>>>

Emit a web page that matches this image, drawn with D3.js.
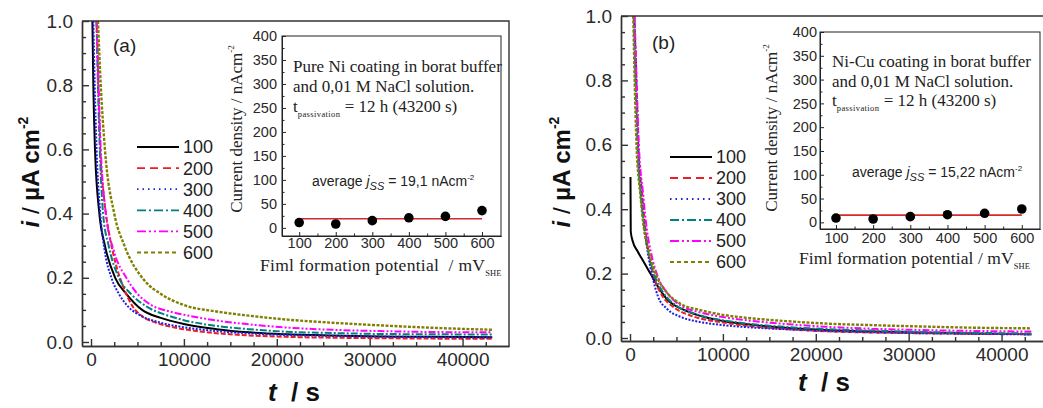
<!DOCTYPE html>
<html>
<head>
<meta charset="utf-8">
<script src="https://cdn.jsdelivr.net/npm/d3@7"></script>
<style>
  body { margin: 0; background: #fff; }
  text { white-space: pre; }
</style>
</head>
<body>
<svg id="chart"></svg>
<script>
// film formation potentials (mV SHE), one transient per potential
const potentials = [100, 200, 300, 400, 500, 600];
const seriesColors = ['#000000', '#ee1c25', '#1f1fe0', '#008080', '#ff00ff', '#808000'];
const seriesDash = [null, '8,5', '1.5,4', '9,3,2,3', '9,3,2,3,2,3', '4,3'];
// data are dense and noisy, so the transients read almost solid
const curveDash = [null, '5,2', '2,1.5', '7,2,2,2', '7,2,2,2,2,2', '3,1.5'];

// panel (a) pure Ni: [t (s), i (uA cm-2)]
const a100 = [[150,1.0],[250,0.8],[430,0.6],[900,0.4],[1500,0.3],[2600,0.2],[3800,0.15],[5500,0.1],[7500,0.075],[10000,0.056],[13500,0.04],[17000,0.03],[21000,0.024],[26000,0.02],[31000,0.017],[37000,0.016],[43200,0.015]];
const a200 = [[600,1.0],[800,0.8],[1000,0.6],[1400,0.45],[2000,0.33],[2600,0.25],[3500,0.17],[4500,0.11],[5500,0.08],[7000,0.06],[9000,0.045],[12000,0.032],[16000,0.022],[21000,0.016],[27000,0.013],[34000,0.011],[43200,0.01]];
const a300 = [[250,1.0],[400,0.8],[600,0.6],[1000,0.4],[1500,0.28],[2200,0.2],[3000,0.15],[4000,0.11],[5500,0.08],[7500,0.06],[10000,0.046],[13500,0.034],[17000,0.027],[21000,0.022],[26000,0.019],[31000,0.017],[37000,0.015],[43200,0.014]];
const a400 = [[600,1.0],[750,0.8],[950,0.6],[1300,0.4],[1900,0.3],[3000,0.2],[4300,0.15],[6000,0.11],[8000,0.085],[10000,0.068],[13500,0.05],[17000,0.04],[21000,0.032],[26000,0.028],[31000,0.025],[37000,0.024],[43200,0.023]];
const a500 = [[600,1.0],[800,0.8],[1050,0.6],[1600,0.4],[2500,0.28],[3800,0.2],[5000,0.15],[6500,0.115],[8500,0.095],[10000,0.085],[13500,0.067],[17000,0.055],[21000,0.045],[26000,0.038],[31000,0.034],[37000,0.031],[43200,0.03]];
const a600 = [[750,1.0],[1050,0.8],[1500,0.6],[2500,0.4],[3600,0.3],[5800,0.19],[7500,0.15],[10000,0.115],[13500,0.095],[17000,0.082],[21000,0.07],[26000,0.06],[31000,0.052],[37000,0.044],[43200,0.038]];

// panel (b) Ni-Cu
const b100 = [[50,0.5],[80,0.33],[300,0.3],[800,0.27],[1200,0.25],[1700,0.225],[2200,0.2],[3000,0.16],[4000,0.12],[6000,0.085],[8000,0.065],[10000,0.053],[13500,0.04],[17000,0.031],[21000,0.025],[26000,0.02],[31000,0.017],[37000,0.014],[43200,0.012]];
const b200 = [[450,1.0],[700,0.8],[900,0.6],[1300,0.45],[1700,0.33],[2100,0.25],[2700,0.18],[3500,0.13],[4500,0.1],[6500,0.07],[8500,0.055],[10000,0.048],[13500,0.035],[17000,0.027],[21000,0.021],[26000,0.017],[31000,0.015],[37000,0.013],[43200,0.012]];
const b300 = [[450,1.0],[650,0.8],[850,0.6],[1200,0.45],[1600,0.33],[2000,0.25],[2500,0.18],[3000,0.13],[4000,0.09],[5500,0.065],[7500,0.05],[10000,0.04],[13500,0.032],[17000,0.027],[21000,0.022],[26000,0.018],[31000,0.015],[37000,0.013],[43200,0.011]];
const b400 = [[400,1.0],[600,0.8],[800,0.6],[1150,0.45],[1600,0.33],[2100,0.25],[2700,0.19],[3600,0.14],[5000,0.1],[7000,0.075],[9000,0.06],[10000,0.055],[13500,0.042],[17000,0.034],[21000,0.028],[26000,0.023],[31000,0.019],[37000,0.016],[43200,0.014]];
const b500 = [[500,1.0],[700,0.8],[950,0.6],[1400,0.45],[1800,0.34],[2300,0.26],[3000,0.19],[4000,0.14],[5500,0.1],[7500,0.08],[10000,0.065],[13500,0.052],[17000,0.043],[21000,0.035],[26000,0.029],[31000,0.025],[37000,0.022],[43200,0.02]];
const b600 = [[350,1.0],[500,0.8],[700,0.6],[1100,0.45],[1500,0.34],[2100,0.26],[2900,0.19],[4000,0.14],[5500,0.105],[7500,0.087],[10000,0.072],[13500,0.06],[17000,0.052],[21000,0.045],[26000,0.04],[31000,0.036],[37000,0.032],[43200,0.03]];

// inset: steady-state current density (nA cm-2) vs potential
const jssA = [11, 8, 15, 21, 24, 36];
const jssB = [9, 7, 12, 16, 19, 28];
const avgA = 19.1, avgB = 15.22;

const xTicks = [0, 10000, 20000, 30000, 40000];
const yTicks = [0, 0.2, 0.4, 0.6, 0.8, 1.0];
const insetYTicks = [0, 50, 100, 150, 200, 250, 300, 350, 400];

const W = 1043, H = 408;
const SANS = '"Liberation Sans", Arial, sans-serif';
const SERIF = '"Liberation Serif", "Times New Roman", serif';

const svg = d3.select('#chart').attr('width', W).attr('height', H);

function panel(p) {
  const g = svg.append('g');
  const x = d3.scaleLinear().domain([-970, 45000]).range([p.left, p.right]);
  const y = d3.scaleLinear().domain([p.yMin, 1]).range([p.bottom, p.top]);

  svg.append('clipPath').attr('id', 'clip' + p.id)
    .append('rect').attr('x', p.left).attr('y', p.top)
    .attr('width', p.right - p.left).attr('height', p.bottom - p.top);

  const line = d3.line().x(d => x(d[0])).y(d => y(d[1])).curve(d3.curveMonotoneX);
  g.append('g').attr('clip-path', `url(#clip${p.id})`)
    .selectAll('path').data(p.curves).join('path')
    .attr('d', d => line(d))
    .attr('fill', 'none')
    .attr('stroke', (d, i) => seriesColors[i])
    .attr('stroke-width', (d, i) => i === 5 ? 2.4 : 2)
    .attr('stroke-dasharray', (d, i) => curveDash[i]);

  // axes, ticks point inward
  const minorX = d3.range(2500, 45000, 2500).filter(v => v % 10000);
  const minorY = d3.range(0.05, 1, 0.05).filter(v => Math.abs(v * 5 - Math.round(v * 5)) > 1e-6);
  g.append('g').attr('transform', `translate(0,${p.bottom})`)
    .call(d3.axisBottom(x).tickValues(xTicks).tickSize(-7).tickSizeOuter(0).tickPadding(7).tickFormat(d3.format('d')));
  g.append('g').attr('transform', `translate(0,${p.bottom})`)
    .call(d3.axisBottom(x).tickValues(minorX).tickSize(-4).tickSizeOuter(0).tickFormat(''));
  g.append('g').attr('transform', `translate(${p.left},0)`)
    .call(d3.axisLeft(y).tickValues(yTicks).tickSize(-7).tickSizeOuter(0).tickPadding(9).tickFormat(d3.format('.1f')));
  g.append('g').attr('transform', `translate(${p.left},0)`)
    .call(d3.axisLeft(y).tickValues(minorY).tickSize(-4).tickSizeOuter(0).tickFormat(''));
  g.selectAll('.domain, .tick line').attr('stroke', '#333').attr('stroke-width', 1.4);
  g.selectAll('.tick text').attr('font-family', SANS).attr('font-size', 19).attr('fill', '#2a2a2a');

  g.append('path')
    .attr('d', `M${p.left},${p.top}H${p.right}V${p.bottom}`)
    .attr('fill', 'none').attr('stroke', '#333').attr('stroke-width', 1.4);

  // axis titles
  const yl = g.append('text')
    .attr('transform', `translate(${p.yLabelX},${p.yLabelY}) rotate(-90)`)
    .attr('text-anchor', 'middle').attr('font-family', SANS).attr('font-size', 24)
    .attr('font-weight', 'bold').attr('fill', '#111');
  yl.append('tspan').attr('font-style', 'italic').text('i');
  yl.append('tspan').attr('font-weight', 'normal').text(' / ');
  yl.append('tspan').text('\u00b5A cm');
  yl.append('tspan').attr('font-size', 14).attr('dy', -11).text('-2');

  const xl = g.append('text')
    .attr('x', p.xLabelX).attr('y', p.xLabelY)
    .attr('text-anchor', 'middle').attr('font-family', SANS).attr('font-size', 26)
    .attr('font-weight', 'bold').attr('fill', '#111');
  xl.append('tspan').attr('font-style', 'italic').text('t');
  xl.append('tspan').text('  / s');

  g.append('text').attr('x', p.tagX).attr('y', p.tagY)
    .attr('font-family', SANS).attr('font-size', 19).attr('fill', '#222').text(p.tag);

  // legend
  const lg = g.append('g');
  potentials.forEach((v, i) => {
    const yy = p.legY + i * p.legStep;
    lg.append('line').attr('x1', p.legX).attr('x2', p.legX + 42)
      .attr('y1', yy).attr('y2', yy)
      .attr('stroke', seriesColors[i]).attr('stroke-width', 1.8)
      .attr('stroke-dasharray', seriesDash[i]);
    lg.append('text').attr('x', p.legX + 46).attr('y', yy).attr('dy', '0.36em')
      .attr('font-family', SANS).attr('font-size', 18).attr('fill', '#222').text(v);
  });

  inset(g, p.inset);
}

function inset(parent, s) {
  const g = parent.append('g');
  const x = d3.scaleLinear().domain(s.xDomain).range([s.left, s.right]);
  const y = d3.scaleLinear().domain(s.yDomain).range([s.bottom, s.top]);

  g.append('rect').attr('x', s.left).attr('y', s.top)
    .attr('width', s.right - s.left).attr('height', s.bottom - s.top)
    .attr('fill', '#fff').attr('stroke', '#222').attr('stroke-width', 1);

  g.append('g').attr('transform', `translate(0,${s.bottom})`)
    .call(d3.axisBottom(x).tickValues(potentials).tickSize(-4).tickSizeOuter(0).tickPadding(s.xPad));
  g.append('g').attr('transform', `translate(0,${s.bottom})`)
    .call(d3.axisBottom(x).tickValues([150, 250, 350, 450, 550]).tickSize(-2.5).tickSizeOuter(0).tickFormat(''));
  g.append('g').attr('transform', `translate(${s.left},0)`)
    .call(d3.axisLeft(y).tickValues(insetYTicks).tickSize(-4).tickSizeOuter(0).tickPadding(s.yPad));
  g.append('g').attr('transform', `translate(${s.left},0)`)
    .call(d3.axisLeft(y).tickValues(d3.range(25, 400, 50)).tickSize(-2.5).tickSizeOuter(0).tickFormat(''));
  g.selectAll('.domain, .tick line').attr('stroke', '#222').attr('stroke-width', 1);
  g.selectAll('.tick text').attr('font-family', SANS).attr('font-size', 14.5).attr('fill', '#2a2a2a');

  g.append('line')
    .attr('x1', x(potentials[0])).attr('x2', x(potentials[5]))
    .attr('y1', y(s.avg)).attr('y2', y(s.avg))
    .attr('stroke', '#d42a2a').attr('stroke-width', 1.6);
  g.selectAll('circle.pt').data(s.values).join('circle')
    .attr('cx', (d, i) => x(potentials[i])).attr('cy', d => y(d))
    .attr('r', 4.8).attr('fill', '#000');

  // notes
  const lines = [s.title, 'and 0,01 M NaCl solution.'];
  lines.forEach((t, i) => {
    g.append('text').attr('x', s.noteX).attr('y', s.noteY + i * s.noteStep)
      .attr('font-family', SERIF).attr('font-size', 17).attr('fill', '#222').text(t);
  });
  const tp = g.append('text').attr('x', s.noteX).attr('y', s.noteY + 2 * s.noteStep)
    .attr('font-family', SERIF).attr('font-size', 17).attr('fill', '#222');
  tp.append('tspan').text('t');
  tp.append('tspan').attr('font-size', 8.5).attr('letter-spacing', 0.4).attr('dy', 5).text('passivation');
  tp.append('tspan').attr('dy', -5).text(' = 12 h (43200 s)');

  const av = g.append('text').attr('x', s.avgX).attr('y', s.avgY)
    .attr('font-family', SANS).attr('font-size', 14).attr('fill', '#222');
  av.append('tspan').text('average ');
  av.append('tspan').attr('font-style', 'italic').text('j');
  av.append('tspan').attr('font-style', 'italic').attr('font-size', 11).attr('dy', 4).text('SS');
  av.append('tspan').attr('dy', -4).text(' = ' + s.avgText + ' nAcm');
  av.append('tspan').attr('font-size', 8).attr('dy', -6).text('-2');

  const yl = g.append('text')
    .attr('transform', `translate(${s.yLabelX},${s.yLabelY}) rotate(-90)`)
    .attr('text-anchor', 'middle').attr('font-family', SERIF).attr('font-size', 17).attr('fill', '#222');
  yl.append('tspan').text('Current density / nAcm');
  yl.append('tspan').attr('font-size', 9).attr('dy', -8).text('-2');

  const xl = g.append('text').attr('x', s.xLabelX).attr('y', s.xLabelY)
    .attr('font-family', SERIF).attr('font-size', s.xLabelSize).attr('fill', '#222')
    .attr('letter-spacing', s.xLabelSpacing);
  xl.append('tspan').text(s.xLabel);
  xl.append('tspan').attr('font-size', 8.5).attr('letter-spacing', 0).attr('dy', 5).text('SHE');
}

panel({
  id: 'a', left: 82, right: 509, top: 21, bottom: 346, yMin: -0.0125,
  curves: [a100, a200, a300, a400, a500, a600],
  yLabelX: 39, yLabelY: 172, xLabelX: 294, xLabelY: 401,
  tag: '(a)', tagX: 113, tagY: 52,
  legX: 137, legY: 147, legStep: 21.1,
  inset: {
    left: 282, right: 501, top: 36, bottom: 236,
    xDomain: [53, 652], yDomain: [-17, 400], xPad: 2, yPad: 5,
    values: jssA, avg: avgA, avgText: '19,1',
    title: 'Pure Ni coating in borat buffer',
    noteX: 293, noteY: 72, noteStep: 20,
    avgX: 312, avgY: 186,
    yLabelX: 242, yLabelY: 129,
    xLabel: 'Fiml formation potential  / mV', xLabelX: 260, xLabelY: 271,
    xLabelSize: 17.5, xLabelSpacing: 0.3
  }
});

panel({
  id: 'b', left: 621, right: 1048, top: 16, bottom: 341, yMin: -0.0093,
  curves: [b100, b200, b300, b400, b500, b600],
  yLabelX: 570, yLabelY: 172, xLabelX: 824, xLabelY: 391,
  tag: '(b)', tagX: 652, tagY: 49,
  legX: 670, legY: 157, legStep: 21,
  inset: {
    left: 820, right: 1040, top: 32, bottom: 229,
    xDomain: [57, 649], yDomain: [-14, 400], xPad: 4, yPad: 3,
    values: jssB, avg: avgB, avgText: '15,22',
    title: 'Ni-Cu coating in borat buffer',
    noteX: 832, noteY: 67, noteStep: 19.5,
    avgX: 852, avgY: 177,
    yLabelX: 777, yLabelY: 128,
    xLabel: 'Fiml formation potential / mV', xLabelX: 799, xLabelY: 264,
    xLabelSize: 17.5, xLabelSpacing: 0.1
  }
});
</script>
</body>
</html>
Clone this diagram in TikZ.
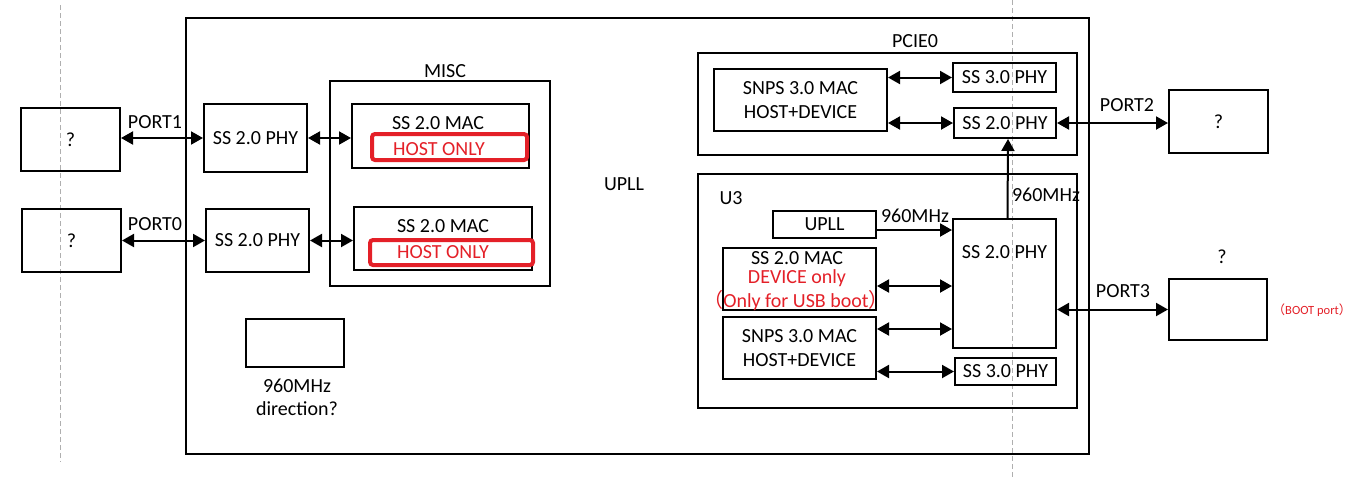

<<<

■ STATED EXERCISE
Leave the pictures out, and restate exactly the lines from the start of the records through the one that contains "[null, '5,2', '2,1.5', '7,2,2,2', '7,2,2,2,2,2', '3,1.5'];".

■ FINISHED EXERCISE
Emit a web page that matches this image, drawn with D3.js.
<!DOCTYPE html>
<html>
<head>
<meta charset="utf-8">
<script src="https://cdn.jsdelivr.net/npm/d3@7"></script>
<style>
  body { margin: 0; background: #fff; }
  text { white-space: pre; }
</style>
</head>
<body>
<svg id="chart"></svg>
<script>
// film formation potentials (mV SHE), one transient per potential
const potentials = [100, 200, 300, 400, 500, 600];
const seriesColors = ['#000000', '#ee1c25', '#1f1fe0', '#008080', '#ff00ff', '#808000'];
const seriesDash = [null, '8,5', '1.5,4', '9,3,2,3', '9,3,2,3,2,3', '4,3'];
// data are dense and noisy, so the transients read almost solid
const curveDash = [null, '5,2', '2,1.5', '7,2,2,2', '7,2,2,2,2,2', '3,1.5'];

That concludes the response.